Libertine’s classic cocktail menu has stayed the course since Hartai instituted it, but that’s since been supplemented by bar favorites and other rotating theme menus like “By Friends, For All,” a tribute lineup with cocktails designed by fellow craft-cocktail bartenders like Trina Nishimura and Julian Pagan. “The Brave, The Bold” featured Hartai creations named the Coburn, the Bronson, the McQueen and the Brynner with ingredients like pulled-pork-infused tequila and five-spice rum. “All it is, is a liquid kitchen to me,” he says.

He’s loved his job, he says – and why shouldn’t he? He gets to throw a party every day. But in moving on, Hartai will leave behind a consummate bar – not a great beer bar, not a great cocktail bar, but a great all-around hangout. He’s eager to see the Libertine continue to develop without him, supported by a training program he willfully built over time. “There’s a lot of talent in that house,” he says.

Co-owner McDonald wishes Hartai the best, knowing that he helped build the bar into what it is today. “He’s a really smart guy who just worked his way into knowing everything about everything,” McDonald said. “But he’s so humble about it.”

No matter where he lands, Hartai says, it won’t be for long. “I like being behind the bar too much,” he says. “It’s like when you cut down Obi-Wan: I’m going from being the old man in the robe to being the blue glowie.”

The May 27 dinner begins at 7 p.m. and seating is limited.

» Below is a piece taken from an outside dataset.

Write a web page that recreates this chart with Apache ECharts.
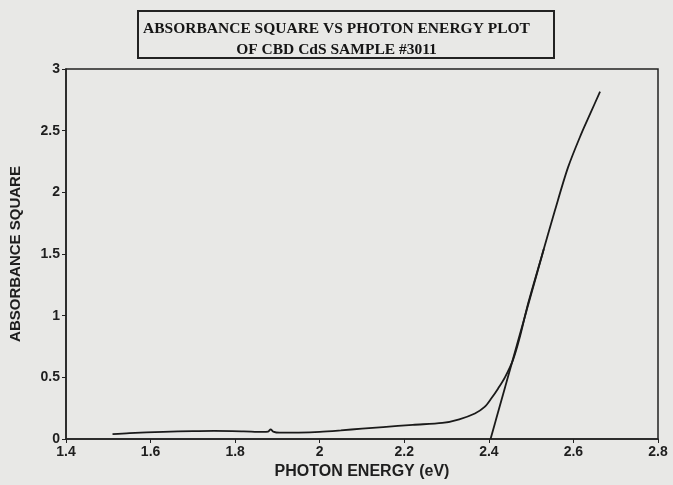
<!DOCTYPE html>
<html>
<head>
<meta charset="utf-8">
<script src="https://cdn.jsdelivr.net/npm/echarts@6/dist/echarts.min.js"></script>
<style>
  html, body { margin: 0; padding: 0; background: #e8e8e6; }
  #main { width: 673px; height: 485px; }
</style>
</head>
<body>
<div id="main"></div>
<script>
var chartDom = document.getElementById('main');
var myChart = echarts.init(chartDom);

// measured curve: photon energy (eV) vs absorbance^2
const energy = [1.51, 1.55, 1.63, 1.70, 1.75, 1.82, 1.865, 1.878, 1.884, 1.89, 1.905, 1.95, 2.00, 2.05, 2.10, 2.15, 2.22, 2.29, 2.33, 2.367, 2.39, 2.406, 2.422, 2.438, 2.457, 2.472, 2.493, 2.524, 2.556, 2.587, 2.618, 2.64, 2.663];
const absSquare = [0.04, 0.048, 0.058, 0.064, 0.066, 0.062, 0.057, 0.06, 0.078, 0.06, 0.051, 0.052, 0.058, 0.07, 0.084, 0.097, 0.115, 0.13, 0.16, 0.207, 0.26, 0.33, 0.41, 0.50, 0.64, 0.81, 1.10, 1.47, 1.85, 2.20, 2.47, 2.64, 2.816];

// linear fit line (band gap extrapolation)
const fitEnergy = [2.404, 2.53];
const fitAbs = [0, 1.54];

const titleLines = ['ABSORBANCE SQUARE VS PHOTON ENERGY PLOT', 'OF CBD CdS SAMPLE #3011'];

const curveData = energy.map(function (e, i) { return [e, absSquare[i]]; });
const fitData = fitEnergy.map(function (e, i) { return [e, fitAbs[i]]; });

const axisFont = {
    color: '#1e1e1e',
    fontFamily: 'Liberation Sans, Arial, sans-serif',
    fontWeight: 'bold',
    fontSize: 14
};

let option = {
    backgroundColor: '#e8e8e6',
    animation: false,
    title: {
        text: titleLines.join('\n'),
        left: 'center',
        top: 13,
        textStyle: {
            fontFamily: 'Liberation Serif, Times New Roman, serif',
            fontWeight: 'bold',
            fontSize: 15.5,
            lineHeight: 21,
            color: '#151515'
        }
    },
    graphic: [
        {
            type: 'rect',
            shape: { x: 138, y: 11, width: 416, height: 47 },
            style: { fill: 'none', stroke: '#222', lineWidth: 2 }
        }
    ],
    grid: {
        left: 63,
        right: 15,
        top: 69,
        bottom: 46,
        show: true,
        borderColor: '#222',
        borderWidth: 1.5
    },
    xAxis: {
        type: 'value',
        min: 1.4,
        max: 2.8,
        interval: 0.2,
        name: 'PHOTON ENERGY (eV)',
        nameLocation: 'middle',
        nameGap: 25,
        nameTextStyle: {
            color: '#1e1e1e',
            fontFamily: 'Liberation Sans, Arial, sans-serif',
            fontWeight: 'bold',
            fontSize: 16
        },
        axisLine: { lineStyle: { color: '#222', width: 1.5 } },
        axisTick: { show: true, length: 4, lineStyle: { color: '#222' } },
        axisLabel: Object.assign({ margin: 6 }, axisFont),
        splitLine: { show: false }
    },
    yAxis: {
        type: 'value',
        min: 0,
        max: 3,
        interval: 0.5,
        name: 'ABSORBANCE SQUARE',
        nameLocation: 'middle',
        nameGap: 43,
        nameTextStyle: {
            color: '#1e1e1e',
            fontFamily: 'Liberation Sans, Arial, sans-serif',
            fontWeight: 'bold',
            fontSize: 15
        },
        axisLine: { lineStyle: { color: '#222', width: 1.5 } },
        axisTick: { show: true, length: 4, lineStyle: { color: '#222' } },
        axisLabel: Object.assign({ margin: 6 }, axisFont),
        splitLine: { show: false }
    },
    series: [
        {
            type: 'line',
            data: curveData,
            smooth: 0.3,
            showSymbol: false,
            lineStyle: { color: '#1a1a1a', width: 1.8 }
        },
        {
            type: 'line',
            data: fitData,
            showSymbol: false,
            lineStyle: { color: '#1a1a1a', width: 1.8 }
        }
    ]
};

option && myChart.setOption(option);
</script>
</body>
</html>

The price is $60 a person – more than worth the opportunity to wish Hartai a happy birthday and see the Jedi in his temple one last time.

“It’s the culmination of everything I’ve been working for,” he says. “It’s gonna be a magical night for me.”

LIBERTINE BAR, 2101 Greenville Avenue. 214-824-7900.

Tales of the Cocktail 2013
Hartai and Sean Conner, formerly of Plano’s Whiskey Cake, beat a punch-cooler drum roll at last summer’s Tales of The Cocktail festival in New Orleans.